The Supreme Court has upheld state primary laws that protect the interests of political parties. In 1976 it affirmed a lower court judgment upholding a state's closed primary against a challenge that it abridged the right to vote and violated the right of privacy in political affiliation and belief. Similarly, the Court upheld, in Rosario v. Rockefeller (1973), an extended waiting period for voters wishing to change party registration, thus protecting party primaries from invasion by opposition party adherents and from casual participation by independent voters. But in Kusper v.

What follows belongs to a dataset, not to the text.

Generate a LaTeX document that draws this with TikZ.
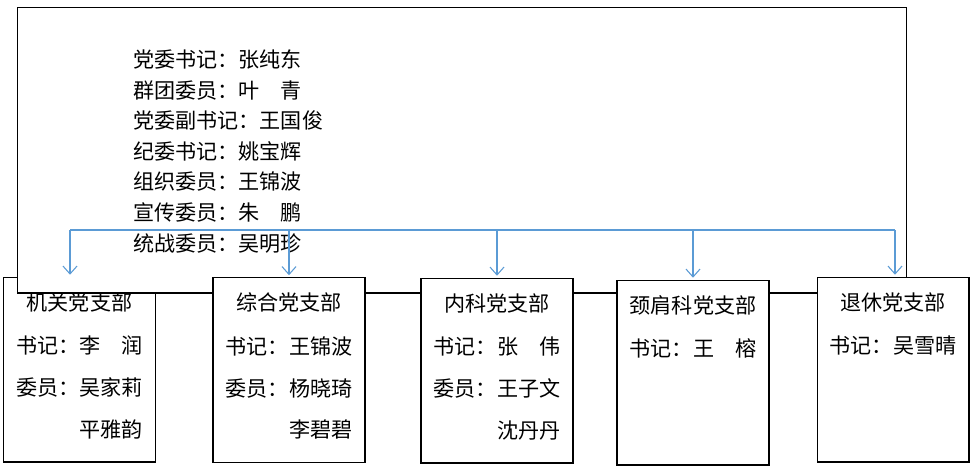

Pontikes (1973), the Court acknowledged a competing interest in voter participation by rejecting a waiting period so long that the voter wishing to change party affiliation was excluded entirely from at least one primary election.

The Supreme Court has concluded that Congress has authority to regulate primary elections to nominate candidates for federal office, including prohibition of fraud, bribery, and other practices that deprive voters of rights, in united states v. classic (1941) and Burroughs v. United States (1934), and regulation of political finance practices, in buckley v. valeo (1976). Additional authority to regulate primaries is encompassed within the enforcement clauses of the fourteenth and fifteenth amendments.

The principal clauses of these amendments also have independent application to primary elections, apart from any regulatory legislation Congress may enact. Once a state has established the primary for nominating candidates, the one person, one vote principle of the apportionment cases applies. racial discrimination in primaries has been held unconstitutional, whether these barriers are established by the state, as in nixon v. herndon (1927), or by political parties pursuant to state authorization to define party membership, as in nixon v. condon (1932) and smith v. allwright (1944). Racial discrimination has also been held unconstitutional in a primary operated exclusively by a political party following the state's repeal of its primary election system. The most farreaching application of the Fifteenth Amendment, in terry v. adams (1953), prohibited racial discrimination in a "pre-primary" straw vote conducted by an all-white political club, when such "pre-primaries" had regularly proved determinative of elections.

In Cousins v. Wigoda the Supreme Court held that state primary laws do not supersede the authority of national party conventions over the selection and seating of delegates, but it did not choose to make a broad decision between competing claims of freedom of association of political parties and governmental authority to regulate nomination activities. On one side of this continuing constitutional controversy lie assertions of first amendment rights of parties to define their own membership, to control the composition and operation of party bodies, and to nominate candidates. On the other side lie assertions of state and congressional authority to regulate elections, of congressional power specifically granted in the enforcement clauses of the Fourteenth and Fifteenth Amendments, and of the independent operation of the principal clauses of those amendments. Notwithstanding the Supreme Court's reluctance to decide this question broadly, the Court's decisions have increasingly recognized the freedom of association of political parties.